EXERCISE. Starting at the line that contains "Rebuild this chart" and stopping at the line that contains "ax.axvline(x, color=GRID, lw=0.8, ls=(0, (3, 3)), zorder=1)", return those lines exactly and nothing else. Both end lines count; pictures do not.

DATA FOR THIS TASK.
= = = = = = =

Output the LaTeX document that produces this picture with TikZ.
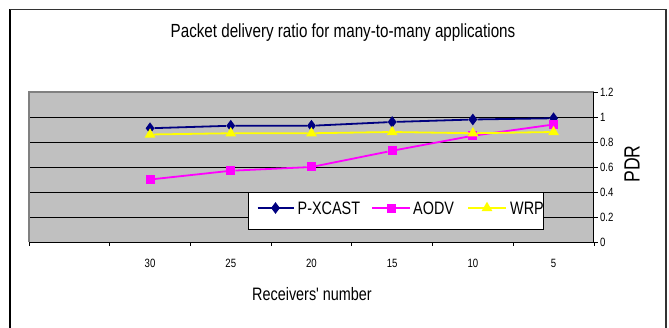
\documentclass[tikz,border=0pt]{standalone}
\usepackage{fontspec}
\setmainfont{Liberation Sans}
\usetikzlibrary{shapes.geometric,positioning}
\definecolor{navy}{RGB}{0,0,128}
\definecolor{pink}{RGB}{255,0,255}
\definecolor{lemon}{RGB}{255,255,0}
\definecolor{plotgray}{RGB}{192,192,192}
\definecolor{edgegray}{RGB}{128,128,128}
\newcommand{\nar}[1]{\scalebox{0.8}[1]{#1}}
\tikzset{
  xcastline/.style={draw=navy, line width=1.8pt},
  aodvline/.style={draw=pink, line width=1.8pt},
  wrpline/.style={draw=lemon, line width=1.8pt},
  xcastmark/.style={diamond, fill=navy, inner sep=0pt, minimum width=9pt, minimum height=12pt},
  aodvmark/.style={rectangle, fill=pink, inner sep=0pt, minimum size=9pt},
  wrpmark/.style={regular polygon, regular polygon sides=3, fill=lemon, inner sep=0pt, minimum size=12.5pt},
  ticklabel/.style={font=\fontsize{12}{14}\selectfont, inner sep=0pt},
  legtext/.style={font=\fontsize{18}{20}\selectfont, inner sep=0pt},
}
\begin{document}
\begin{tikzpicture}[x=1pt, y=1pt]
\useasboundingbox (0,0) rectangle (669,327);
\clip (0,0) rectangle (669,327);
\fill[white] (0,0) rectangle (669,327);

\draw[black, line width=1.2pt] (10,-5) -- (10,317.5) ; % frame left
\draw[edgegray!40!black, line width=1.6pt] (10,317.5) -- (666,317.5) -- (666,-5) ; % frame top, right

\node (title) at (343,294) {\fontsize{19}{22}\selectfont\nar{Packet delivery ratio for many-to-many applications}};

\begin{scope}[shift={(29pt,85pt)}, x=80.7pt, y=125pt]
\fill[plotgray] (0,0) rectangle (7,1.2) ; % plot area
\foreach \v in {0.2,0.4,0.6,0.8,1.0}
  \draw[black, line width=0.8pt] (0,\v) -- (7,\v) ; % grid
\draw[edgegray, line width=1.5pt] (0,0) -- (0,1.2) -- (7,1.2) ;
\draw[black, line width=1pt] (0,0) -- (7,0) ; % x axis
\draw[black, line width=1pt] (7,0) -- (7,1.2) ; % y axis
\foreach \v/\t in {0/0,0.2/0.2,0.4/0.4,0.6/0.6,0.8/0.8,1.0/1,1.2/1.2} {
  \draw[black, line width=0.8pt] (7,\v) -- ++(4pt,0) ;
  \node[ticklabel, anchor=west] at ([xshift=6pt]7,\v) {\nar{\t}} ;
}
\foreach \i in {0,...,7}
  \draw[black, line width=0.8pt] (\i,0) -- ++(0,-4pt) ;
\foreach \x/\t in {1.5/30,2.5/25,3.5/20,4.5/15,5.5/10,6.5/5}
  \node[ticklabel] at ([yshift=-21pt]\x,0) {\nar{\t}} ;

% P-XCAST
\foreach \i/\x/\v in {1/1.5/0.91,2/2.5/0.93,3/3.5/0.93,4/4.5/0.96,5/5.5/0.98,6/6.5/0.99}
  \node[xcastmark] (x\i) at (\x,\v) {} ;
\draw[xcastline] (x1) -- (x2) -- (x3) -- (x4) -- (x5) -- (x6) ;
% AODV
\foreach \i/\x/\v in {1/1.5/0.50,2/2.5/0.57,3/3.5/0.60,4/4.5/0.73,5/5.5/0.85,6/6.5/0.94}
  \node[aodvmark] (a\i) at (\x,\v) {} ;
\draw[aodvline] (a1) -- (a2) -- (a3) -- (a4) -- (a5) -- (a6) ;
% WRP
\foreach \i/\x/\v in {1/1.5/0.86,2/2.5/0.87,3/3.5/0.87,4/4.5/0.88,5/5.5/0.87,6/6.5/0.88}
  \node[wrpmark] (w\i) at (\x,\v) {} ;
\draw[wrpline] (w1) -- (w2) -- (w3) -- (w4) -- (w5) -- (w6) ;
\end{scope}

% legend
\node[draw=black, fill=white, line width=0.8pt, minimum width=295pt, minimum height=37pt, inner sep=0pt] (legend) at (395.5,116.5) {};
\coordinate (lx) at (275.5,119) ;
\coordinate (la) at (391,119) ;
\coordinate (lw) at (487,119) ;
\draw[xcastline] ([xshift=-18pt]lx) -- ([xshift=18pt]lx) ;
\node[xcastmark] at (lx) {} ;
\node[legtext, right=22pt of lx] (lxt) {\nar{P-XCAST}} ;
\draw[aodvline] ([xshift=-19pt]la) -- ([xshift=19pt]la) ;
\node[aodvmark] at (la) {} ;
\node[legtext, right=22pt of la] (lat) {\nar{AODV}} ;
\draw[wrpline] ([xshift=-19pt]lw) -- ([xshift=19pt]lw) ;
\node[wrpmark] at (lw) {} ;
\node[legtext, right=23pt of lw] (lwt) {\nar{WRP}} ;

\node (xlabel) at (312,32.5) {\fontsize{18}{20}\selectfont\nar{Receivers\textquotesingle\ number}};
\node[rotate=90] (ylabel) at (632,163) {\fontsize{22}{24}\selectfont\nar{PDR}};
\end{tikzpicture}
\end{document}
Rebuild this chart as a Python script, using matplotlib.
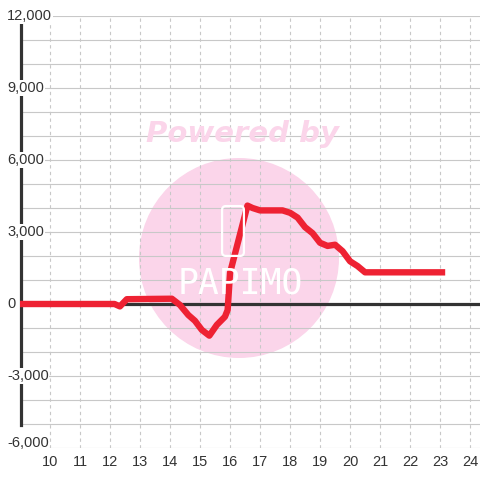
import matplotlib
matplotlib.use("Agg")
import matplotlib.pyplot as plt
from matplotlib.patches import Circle, FancyBboxPatch
from matplotlib.transforms import offset_copy

# Data
hours = [9.0, 12.15, 12.33, 12.56, 14.06, 14.33, 14.61, 14.83, 15.06, 15.31,
         15.56, 15.83, 15.92, 16.0, 16.58, 16.75, 17.0, 17.75, 18.0, 18.25,
         18.5, 18.75, 19.0, 19.25, 19.5, 19.75, 20.0, 20.25, 20.5, 23.17]
values = [0, 0, -100, 200, 220, -40, -460, -700, -1080, -1320,
          -870, -530, -250, 1300, 4100, 4000, 3900, 3900, 3800, 3600,
          3200, 2950, 2550, 2420, 2470, 2200, 1780, 1580, 1320, 1320]

x_ticks = list(range(10, 25))
y_ticks = [-6000, -3000, 0, 3000, 6000, 9000, 12000]
y_grid = list(range(-6000, 12001, 1000))

TEXT = "#333333"
GRID = "#c8c8c8"
RED = "#ee2233"
PINK = "#fbd5ea"

plt.rcParams["font.family"] = ["Liberation Sans", "DejaVu Sans"]

fig = plt.figure(figsize=(4.8, 4.8), dpi=100)
ax = fig.add_axes([20 / 480, 32 / 480, 460 / 480, 432 / 480])
ax.set_xlim(9.0, 24.33)
ax.set_ylim(-6000, 12000)
for s in ax.spines.values():
    s.set_visible(False)

# grid
for y in y_grid:
    ax.axhline(y, color=GRID, lw=0.8, zorder=1)
for x in x_ticks:
    ax.axvline(x, color=GRID, lw=0.8, ls=(0, (3, 3)), zorder=1)

# watermark
ax.add_patch(Circle((239 / 480, 1 - 258 / 480), 100 / 480, transform=fig.transFigure,
                    facecolor=PINK, edgecolor="none", zorder=0.5))
fig.text(242 / 480, 1 - 134 / 480, "Powered by", color=PINK, fontsize=21,
         fontweight="bold", fontstyle="italic", ha="center", va="center",
         family=["DejaVu Sans"])
fig.patches.append(FancyBboxPatch((224 / 480, 1 - 254 / 480), 18 / 480, 46 / 480,
                                  boxstyle="round,pad=0.004,rounding_size=0.008",
                                  transform=fig.transFigure, facecolor="none",
                                  edgecolor="white", lw=1.6, figure=fig))
fig.text(240 / 480, 1 - 284 / 480, "PAPIMO", color="white", fontsize=25,
         ha="center", va="center", family=["DejaVu Sans Mono"])

# axis lines
ax.axhline(0, color=TEXT, lw=2.3, zorder=2)
ax.plot([9.03, 9.03], [-5050, 11650], color=TEXT, lw=2.3, zorder=2, clip_on=False)

ax.plot(hours, values, color=RED, lw=4.6, solid_joinstyle="round",
        solid_capstyle="butt", zorder=3)

# ticks
ax.set_xticks(x_ticks)
ax.tick_params(axis="x", length=0, pad=5, labelsize=10.5, labelcolor=TEXT)
ax.set_yticks([])
ytrans = ax.get_yaxis_transform()
for y in y_ticks:
    tr = offset_copy(ytrans, fig=fig, y=5 if y == y_ticks[0] else 0, units="dots")
    ax.text(-13 / 460, y, f"{y:,}", transform=tr, ha="left", va="center",
            fontsize=10.5, color=TEXT, zorder=4, clip_on=False,
            bbox=dict(facecolor="white", edgecolor="none", pad=0.5))

fig.savefig("out.png", dpi=100)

= = = = = = =

EXPECTED ANSWER.
Rebuild this chart as a Python script, using matplotlib.
import matplotlib
matplotlib.use("Agg")
import matplotlib.pyplot as plt
from matplotlib.patches import Circle, FancyBboxPatch
from matplotlib.transforms import offset_copy

# Data
hours = [9.0, 12.15, 12.33, 12.56, 14.06, 14.33, 14.61, 14.83, 15.06, 15.31,
         15.56, 15.83, 15.92, 16.0, 16.58, 16.75, 17.0, 17.75, 18.0, 18.25,
         18.5, 18.75, 19.0, 19.25, 19.5, 19.75, 20.0, 20.25, 20.5, 23.17]
values = [0, 0, -100, 200, 220, -40, -460, -700, -1080, -1320,
          -870, -530, -250, 1300, 4100, 4000, 3900, 3900, 3800, 3600,
          3200, 2950, 2550, 2420, 2470, 2200, 1780, 1580, 1320, 1320]

x_ticks = list(range(10, 25))
y_ticks = [-6000, -3000, 0, 3000, 6000, 9000, 12000]
y_grid = list(range(-6000, 12001, 1000))

TEXT = "#333333"
GRID = "#c8c8c8"
RED = "#ee2233"
PINK = "#fbd5ea"

plt.rcParams["font.family"] = ["Liberation Sans", "DejaVu Sans"]

fig = plt.figure(figsize=(4.8, 4.8), dpi=100)
ax = fig.add_axes([20 / 480, 32 / 480, 460 / 480, 432 / 480])
ax.set_xlim(9.0, 24.33)
ax.set_ylim(-6000, 12000)
for s in ax.spines.values():
    s.set_visible(False)

# grid
for y in y_grid:
    ax.axhline(y, color=GRID, lw=0.8, zorder=1)
for x in x_ticks:
    ax.axvline(x, color=GRID, lw=0.8, ls=(0, (3, 3)), zorder=1)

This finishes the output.